Source material:

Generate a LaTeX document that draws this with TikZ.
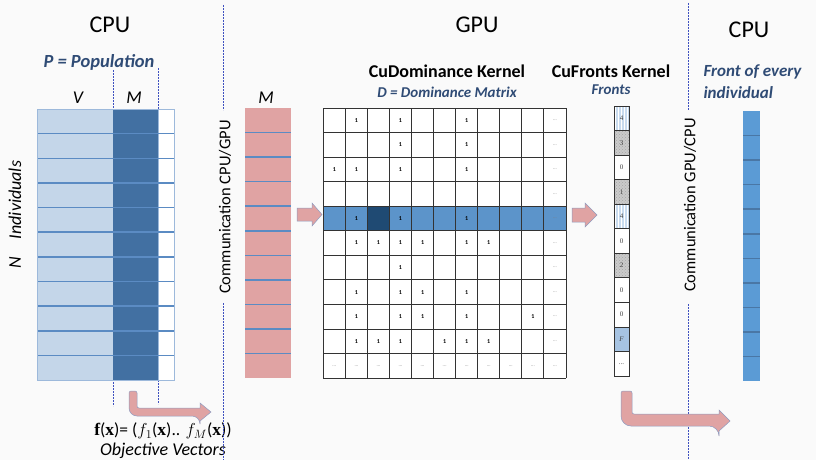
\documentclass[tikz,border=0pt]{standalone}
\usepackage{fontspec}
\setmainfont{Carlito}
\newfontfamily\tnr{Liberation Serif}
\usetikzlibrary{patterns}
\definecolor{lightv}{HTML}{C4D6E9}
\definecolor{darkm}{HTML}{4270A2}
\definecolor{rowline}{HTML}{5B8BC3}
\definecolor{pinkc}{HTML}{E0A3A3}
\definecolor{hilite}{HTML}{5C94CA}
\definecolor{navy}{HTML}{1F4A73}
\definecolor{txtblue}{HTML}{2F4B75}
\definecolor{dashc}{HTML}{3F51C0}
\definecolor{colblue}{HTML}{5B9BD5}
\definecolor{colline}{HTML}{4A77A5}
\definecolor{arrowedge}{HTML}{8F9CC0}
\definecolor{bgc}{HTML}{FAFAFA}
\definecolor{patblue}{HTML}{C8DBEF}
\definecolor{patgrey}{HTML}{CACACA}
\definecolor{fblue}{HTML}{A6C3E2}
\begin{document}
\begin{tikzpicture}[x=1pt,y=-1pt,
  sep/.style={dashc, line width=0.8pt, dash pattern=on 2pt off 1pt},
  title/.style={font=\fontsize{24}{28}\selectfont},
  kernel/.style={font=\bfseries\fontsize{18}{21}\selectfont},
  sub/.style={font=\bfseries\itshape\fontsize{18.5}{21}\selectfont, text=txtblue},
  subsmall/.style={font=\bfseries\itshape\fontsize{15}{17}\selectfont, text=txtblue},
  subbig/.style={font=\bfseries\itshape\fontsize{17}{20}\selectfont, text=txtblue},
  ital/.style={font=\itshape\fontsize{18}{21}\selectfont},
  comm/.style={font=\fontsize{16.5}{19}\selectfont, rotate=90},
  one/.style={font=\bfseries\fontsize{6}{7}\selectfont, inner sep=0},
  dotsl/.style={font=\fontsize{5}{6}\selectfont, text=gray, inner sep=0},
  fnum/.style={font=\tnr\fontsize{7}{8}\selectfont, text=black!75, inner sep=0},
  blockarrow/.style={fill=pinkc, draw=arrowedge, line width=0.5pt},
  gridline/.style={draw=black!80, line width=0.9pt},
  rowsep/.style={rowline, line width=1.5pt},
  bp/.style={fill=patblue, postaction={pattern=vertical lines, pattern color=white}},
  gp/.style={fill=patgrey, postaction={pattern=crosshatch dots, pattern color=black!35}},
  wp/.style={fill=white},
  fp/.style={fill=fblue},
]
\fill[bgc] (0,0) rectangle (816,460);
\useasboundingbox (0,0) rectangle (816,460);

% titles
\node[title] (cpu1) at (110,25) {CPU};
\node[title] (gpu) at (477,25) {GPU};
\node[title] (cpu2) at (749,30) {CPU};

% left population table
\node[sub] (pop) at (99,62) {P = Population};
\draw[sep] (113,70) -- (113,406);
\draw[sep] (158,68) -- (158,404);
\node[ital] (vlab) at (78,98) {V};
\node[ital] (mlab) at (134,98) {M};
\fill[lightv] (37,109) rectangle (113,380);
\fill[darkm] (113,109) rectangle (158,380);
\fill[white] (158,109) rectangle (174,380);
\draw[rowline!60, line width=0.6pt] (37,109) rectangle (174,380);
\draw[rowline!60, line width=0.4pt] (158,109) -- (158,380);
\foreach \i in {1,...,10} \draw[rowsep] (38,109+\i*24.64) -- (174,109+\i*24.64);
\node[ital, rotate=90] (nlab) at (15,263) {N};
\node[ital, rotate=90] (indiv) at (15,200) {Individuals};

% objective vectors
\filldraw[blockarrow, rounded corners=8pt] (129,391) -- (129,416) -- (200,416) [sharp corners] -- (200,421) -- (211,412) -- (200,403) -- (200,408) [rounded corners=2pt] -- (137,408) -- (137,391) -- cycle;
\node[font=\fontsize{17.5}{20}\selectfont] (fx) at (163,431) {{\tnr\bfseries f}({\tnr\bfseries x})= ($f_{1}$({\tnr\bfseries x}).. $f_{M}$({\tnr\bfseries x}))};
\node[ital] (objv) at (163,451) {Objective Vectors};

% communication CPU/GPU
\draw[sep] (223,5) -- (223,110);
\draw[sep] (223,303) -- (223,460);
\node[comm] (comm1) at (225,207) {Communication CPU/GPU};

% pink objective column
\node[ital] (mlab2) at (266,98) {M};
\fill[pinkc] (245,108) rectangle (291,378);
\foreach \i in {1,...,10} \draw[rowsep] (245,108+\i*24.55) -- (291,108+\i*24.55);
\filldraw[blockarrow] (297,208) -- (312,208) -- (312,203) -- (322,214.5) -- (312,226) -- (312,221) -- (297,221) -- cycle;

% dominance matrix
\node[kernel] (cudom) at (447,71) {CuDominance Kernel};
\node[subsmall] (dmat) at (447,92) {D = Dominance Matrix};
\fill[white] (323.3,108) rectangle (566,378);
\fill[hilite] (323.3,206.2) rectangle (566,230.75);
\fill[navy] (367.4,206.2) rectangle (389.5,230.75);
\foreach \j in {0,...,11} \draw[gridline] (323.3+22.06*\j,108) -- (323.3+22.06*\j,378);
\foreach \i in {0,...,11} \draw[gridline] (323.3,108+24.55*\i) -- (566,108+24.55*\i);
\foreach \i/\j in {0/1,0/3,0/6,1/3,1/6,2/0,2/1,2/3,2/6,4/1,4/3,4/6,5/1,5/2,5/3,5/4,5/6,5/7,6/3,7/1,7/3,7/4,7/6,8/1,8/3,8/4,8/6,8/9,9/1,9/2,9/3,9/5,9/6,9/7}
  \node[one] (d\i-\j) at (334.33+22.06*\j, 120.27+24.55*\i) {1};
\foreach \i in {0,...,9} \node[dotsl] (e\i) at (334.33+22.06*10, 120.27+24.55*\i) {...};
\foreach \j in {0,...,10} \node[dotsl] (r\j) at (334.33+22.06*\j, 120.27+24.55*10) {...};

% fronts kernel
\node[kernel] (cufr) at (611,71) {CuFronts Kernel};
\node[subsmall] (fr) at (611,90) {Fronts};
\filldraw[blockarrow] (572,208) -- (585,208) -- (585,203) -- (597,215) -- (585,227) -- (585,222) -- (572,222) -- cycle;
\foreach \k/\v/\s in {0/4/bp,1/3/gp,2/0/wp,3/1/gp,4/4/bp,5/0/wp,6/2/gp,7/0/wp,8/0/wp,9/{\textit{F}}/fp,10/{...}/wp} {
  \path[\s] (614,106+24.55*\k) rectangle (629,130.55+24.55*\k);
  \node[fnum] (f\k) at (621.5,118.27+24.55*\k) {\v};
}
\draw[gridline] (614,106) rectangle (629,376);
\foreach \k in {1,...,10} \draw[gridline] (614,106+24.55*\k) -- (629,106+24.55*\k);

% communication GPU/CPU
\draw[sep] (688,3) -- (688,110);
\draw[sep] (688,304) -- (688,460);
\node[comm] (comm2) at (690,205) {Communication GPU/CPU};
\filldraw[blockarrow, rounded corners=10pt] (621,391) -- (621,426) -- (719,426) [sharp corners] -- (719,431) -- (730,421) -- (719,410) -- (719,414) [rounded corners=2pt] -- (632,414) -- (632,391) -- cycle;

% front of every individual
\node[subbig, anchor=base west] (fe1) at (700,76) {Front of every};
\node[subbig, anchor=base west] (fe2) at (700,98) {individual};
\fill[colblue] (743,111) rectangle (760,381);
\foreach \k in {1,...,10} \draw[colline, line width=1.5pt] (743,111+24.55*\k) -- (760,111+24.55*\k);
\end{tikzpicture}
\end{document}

What the task asks: Leave the pictures out and output the rest of the listing exactly.

Task result:
Generate a LaTeX document that draws this with TikZ.
\documentclass[tikz,border=0pt]{standalone}
\usepackage{fontspec}
\setmainfont{Carlito}
\newfontfamily\tnr{Liberation Serif}
\usetikzlibrary{patterns}
\definecolor{lightv}{HTML}{C4D6E9}
\definecolor{darkm}{HTML}{4270A2}
\definecolor{rowline}{HTML}{5B8BC3}
\definecolor{pinkc}{HTML}{E0A3A3}
\definecolor{hilite}{HTML}{5C94CA}
\definecolor{navy}{HTML}{1F4A73}
\definecolor{txtblue}{HTML}{2F4B75}
\definecolor{dashc}{HTML}{3F51C0}
\definecolor{colblue}{HTML}{5B9BD5}
\definecolor{colline}{HTML}{4A77A5}
\definecolor{arrowedge}{HTML}{8F9CC0}
\definecolor{bgc}{HTML}{FAFAFA}
\definecolor{patblue}{HTML}{C8DBEF}
\definecolor{patgrey}{HTML}{CACACA}
\definecolor{fblue}{HTML}{A6C3E2}
\begin{document}
\begin{tikzpicture}[x=1pt,y=-1pt,
  sep/.style={dashc, line width=0.8pt, dash pattern=on 2pt off 1pt},
  title/.style={font=\fontsize{24}{28}\selectfont},
  kernel/.style={font=\bfseries\fontsize{18}{21}\selectfont},
  sub/.style={font=\bfseries\itshape\fontsize{18.5}{21}\selectfont, text=txtblue},
  subsmall/.style={font=\bfseries\itshape\fontsize{15}{17}\selectfont, text=txtblue},
  subbig/.style={font=\bfseries\itshape\fontsize{17}{20}\selectfont, text=txtblue},
  ital/.style={font=\itshape\fontsize{18}{21}\selectfont},
  comm/.style={font=\fontsize{16.5}{19}\selectfont, rotate=90},
  one/.style={font=\bfseries\fontsize{6}{7}\selectfont, inner sep=0},
  dotsl/.style={font=\fontsize{5}{6}\selectfont, text=gray, inner sep=0},
  fnum/.style={font=\tnr\fontsize{7}{8}\selectfont, text=black!75, inner sep=0},
  blockarrow/.style={fill=pinkc, draw=arrowedge, line width=0.5pt},
  gridline/.style={draw=black!80, line width=0.9pt},
  rowsep/.style={rowline, line width=1.5pt},
  bp/.style={fill=patblue, postaction={pattern=vertical lines, pattern color=white}},
  gp/.style={fill=patgrey, postaction={pattern=crosshatch dots, pattern color=black!35}},
  wp/.style={fill=white},
  fp/.style={fill=fblue},
]
\fill[bgc] (0,0) rectangle (816,460);
\useasboundingbox (0,0) rectangle (816,460);

% titles
\node[title] (cpu1) at (110,25) {CPU};
\node[title] (gpu) at (477,25) {GPU};
\node[title] (cpu2) at (749,30) {CPU};

% left population table
\node[sub] (pop) at (99,62) {P = Population};
\draw[sep] (113,70) -- (113,406);
\draw[sep] (158,68) -- (158,404);
\node[ital] (vlab) at (78,98) {V};
\node[ital] (mlab) at (134,98) {M};
\fill[lightv] (37,109) rectangle (113,380);
\fill[darkm] (113,109) rectangle (158,380);
\fill[white] (158,109) rectangle (174,380);
\draw[rowline!60, line width=0.6pt] (37,109) rectangle (174,380);
\draw[rowline!60, line width=0.4pt] (158,109) -- (158,380);
\foreach \i in {1,...,10} \draw[rowsep] (38,109+\i*24.64) -- (174,109+\i*24.64);
\node[ital, rotate=90] (nlab) at (15,263) {N};
\node[ital, rotate=90] (indiv) at (15,200) {Individuals};

% objective vectors
\filldraw[blockarrow, rounded corners=8pt] (129,391) -- (129,416) -- (200,416) [sharp corners] -- (200,421) -- (211,412) -- (200,403) -- (200,408) [rounded corners=2pt] -- (137,408) -- (137,391) -- cycle;
\node[font=\fontsize{17.5}{20}\selectfont] (fx) at (163,431) {{\tnr\bfseries f}({\tnr\bfseries x})= ($f_{1}$({\tnr\bfseries x}).. $f_{M}$({\tnr\bfseries x}))};
\node[ital] (objv) at (163,451) {Objective Vectors};

% communication CPU/GPU
\draw[sep] (223,5) -- (223,110);
\draw[sep] (223,303) -- (223,460);
\node[comm] (comm1) at (225,207) {Communication CPU/GPU};

% pink objective column
\node[ital] (mlab2) at (266,98) {M};
\fill[pinkc] (245,108) rectangle (291,378);
\foreach \i in {1,...,10} \draw[rowsep] (245,108+\i*24.55) -- (291,108+\i*24.55);
\filldraw[blockarrow] (297,208) -- (312,208) -- (312,203) -- (322,214.5) -- (312,226) -- (312,221) -- (297,221) -- cycle;

% dominance matrix
\node[kernel] (cudom) at (447,71) {CuDominance Kernel};
\node[subsmall] (dmat) at (447,92) {D = Dominance Matrix};
\fill[white] (323.3,108) rectangle (566,378);
\fill[hilite] (323.3,206.2) rectangle (566,230.75);
\fill[navy] (367.4,206.2) rectangle (389.5,230.75);
\foreach \j in {0,...,11} \draw[gridline] (323.3+22.06*\j,108) -- (323.3+22.06*\j,378);
\foreach \i in {0,...,11} \draw[gridline] (323.3,108+24.55*\i) -- (566,108+24.55*\i);
\foreach \i/\j in {0/1,0/3,0/6,1/3,1/6,2/0,2/1,2/3,2/6,4/1,4/3,4/6,5/1,5/2,5/3,5/4,5/6,5/7,6/3,7/1,7/3,7/4,7/6,8/1,8/3,8/4,8/6,8/9,9/1,9/2,9/3,9/5,9/6,9/7}
  \node[one] (d\i-\j) at (334.33+22.06*\j, 120.27+24.55*\i) {1};
\foreach \i in {0,...,9} \node[dotsl] (e\i) at (334.33+22.06*10, 120.27+24.55*\i) {...};
\foreach \j in {0,...,10} \node[dotsl] (r\j) at (334.33+22.06*\j, 120.27+24.55*10) {...};

% fronts kernel
\node[kernel] (cufr) at (611,71) {CuFronts Kernel};
\node[subsmall] (fr) at (611,90) {Fronts};
\filldraw[blockarrow] (572,208) -- (585,208) -- (585,203) -- (597,215) -- (585,227) -- (585,222) -- (572,222) -- cycle;
\foreach \k/\v/\s in {0/4/bp,1/3/gp,2/0/wp,3/1/gp,4/4/bp,5/0/wp,6/2/gp,7/0/wp,8/0/wp,9/{\textit{F}}/fp,10/{...}/wp} {
  \path[\s] (614,106+24.55*\k) rectangle (629,130.55+24.55*\k);
  \node[fnum] (f\k) at (621.5,118.27+24.55*\k) {\v};
}
\draw[gridline] (614,106) rectangle (629,376);
\foreach \k in {1,...,10} \draw[gridline] (614,106+24.55*\k) -- (629,106+24.55*\k);

% communication GPU/CPU
\draw[sep] (688,3) -- (688,110);
\draw[sep] (688,304) -- (688,460);
\node[comm] (comm2) at (690,205) {Communication GPU/CPU};
\filldraw[blockarrow, rounded corners=10pt] (621,391) -- (621,426) -- (719,426) [sharp corners] -- (719,431) -- (730,421) -- (719,410) -- (719,414) [rounded corners=2pt] -- (632,414) -- (632,391) -- cycle;

% front of every individual
\node[subbig, anchor=base west] (fe1) at (700,76) {Front of every};
\node[subbig, anchor=base west] (fe2) at (700,98) {individual};
\fill[colblue] (743,111) rectangle (760,381);
\foreach \k in {1,...,10} \draw[colline, line width=1.5pt] (743,111+24.55*\k) -- (760,111+24.55*\k);
\end{tikzpicture}
\end{document}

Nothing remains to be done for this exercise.